ANALYSE. So erfreulich die Eindämmung des Coronavirus ist und so herausragend das außerhalb Asiens auch sein mag: Nicht nur wirtschaftlich ist der Preis hoch.
Grausame Szenen wie in lombardischen Krankenhäusern sind Österreich erspart geblieben; bisher, wie man bei aller Vorsicht immer auch hinzufügen muss: Österreich hat es wie kaum ein anderes Land außerhalb Asiens geschafft, die Ausbreitung des Coronavirus einzudämmen. Das Gesundheitswesen ist weit von einem Kollaps entfernt geblieben. Zu viele, aber vergleichsweise halt doch sehr wenige Todesfälle sind verzeichnet worden.
Man könnte jetzt sagen, dass sich die Menschen, die in Österreich leben, das in gewisser Weise auch verdient haben: Früher als andere haben sie auf Geheiß der Regierung sehr viele Freiheitsrechte abgegeben und ihre Haus eher nur noch verlassen, wenn’s notwendig oder draußen zu schön war. Dort aber sind sie meist diszipliniert auf Distanz zueinander gegangen. Das ist das eine. Das andere: Das wirtschaftliche Leben ist mehr oder weniger stillgelegt worden. Hunderttausende sind in Kurzarbeit gewechselt, noch einmal Hunderttausende in die Arbeitslosigkeit abgestürzt, existenzielle Sorgen inklusive.
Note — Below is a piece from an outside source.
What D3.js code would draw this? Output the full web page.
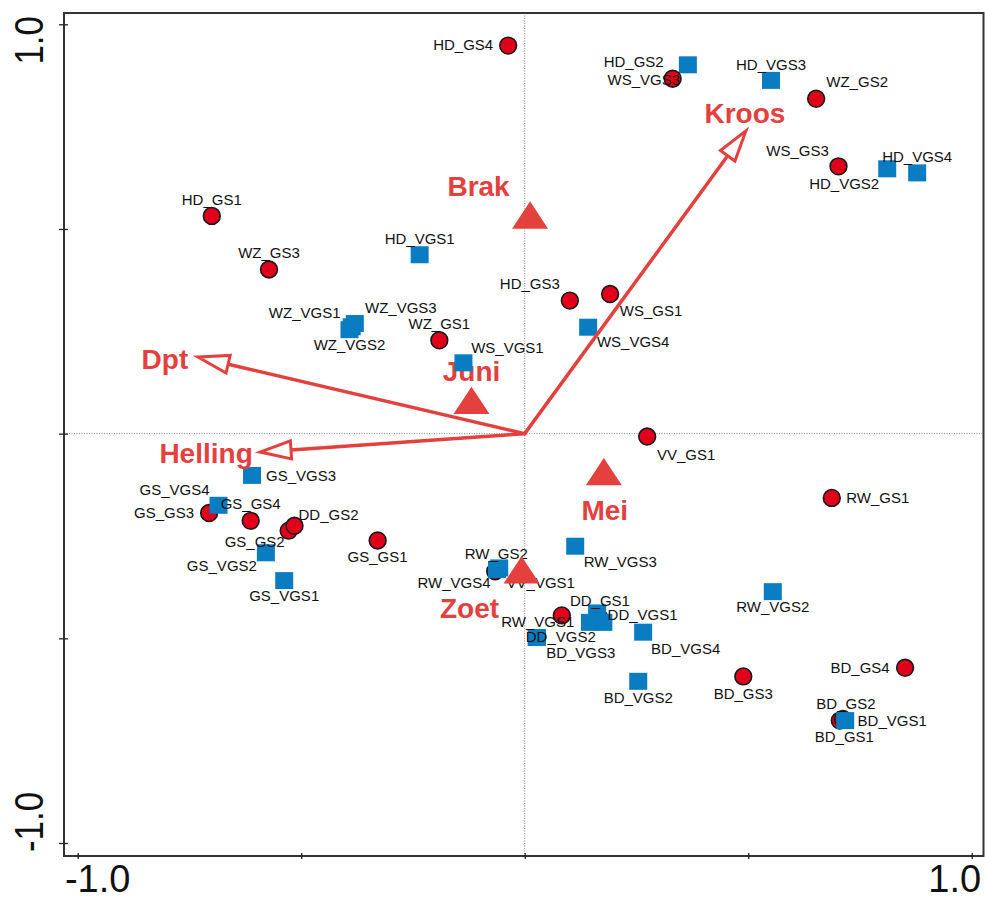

Und jetzt? Schalter um und retour? Eben das wird es hinten und vorne nicht geben und das kann einen auch durchaus sorgenvoll stimmen. Wo soll man anfangen? Vielleicht hier: Österreich hat sich im Notstand in eine zentral gesteuert Republik verwandelt. Die Regierung will in diesem Sinne in den nächsten Wochen entscheiden, welche Branchen und Betriebe unter welchen Bedingungen wieder in Gang gesetzt werden sollen. Das ist ein gut gemeintes, aber extrem riskantes Projekt: Erstens hängen fast alle Branchen und Betriebe zusammen, was dazu führt, dass A Probleme bekommen kann, wenn B weiterhin verpflichtet ist, stillzustehen. Und zweitens unterbindet es jegliche Kreativität: Gastronomiebetriebe sollen beispielsweise geschlossen bleiben, auch wenn der Besitzer eines Restaurants eine geniale Idee hätte, wie er einen Freibereich eröffnen könnte, in dem die Leute weit genug voneinander entfernt sitzen.
Selber denken ist überhaupt nicht mehr gefragt. Vor wenigen Wochen hieß es, ein Mundschutz bringe nichts. Jetzt ist es ganz anders und grundsätzlich vielleicht auch gut. Weil aber sogar ein Schal ausreichen soll, kann es keinen medizinischen Grund dafür geben. Spekulieren wir, dass es in Wirklichkeit darum geht: Außer Haus sollen wir möglichst wenig kommunizieren mit anderen Menschen. Nicht, dass das völlig daneben wäre in Zeiten erhöhter Ansteckungsgefahr; im Gegenteil. Der Mundschutz, der nicht dazu angetan ist, miteinander zu plaudern, bekommt so aber eine ganz andere Bedeutung: Er ist eher ein Maulkorb.
Auf weitere Maßnahmen hat die Regierung vorerst verzichtet: die verpflichtende Einführung einer Stopp-Corona-App und den sogenannten Ostererlass. Bundeskanzler Sebastian Kurz (ÖVP) hat immerhin darauf hingewiesen, dass der Staat das Privatleben nicht so weit regeln kann, dass er bestimmt, mit wem und mit wie vielen Leuten man in den eigenen vier Wänden zusammensitzt. Das Schlimme dabei ist jedoch, dass man im Gesundheitsministerium glaubte, das sehr wohl tun zu können; sonst hätte man den Erlass ebendort ja nicht fabriziert.
Auch dieser Erlass wäre darauf hinausgelaufen, den Menschen das Denken abzugewöhnen: Selbst zu Hause würden zu viele nicht mehr das tun, was ihres Erachtens vernünftig ist, sondern einfach nur, was „die Regierung“ sagt. Was letzten Endes im Übrigen bedeuten würde, dass auch Unvernünftiges herauskommt, weil man ja verlernt hat, abzuwägen – und die Regierung natürlich nie alles regeln kann.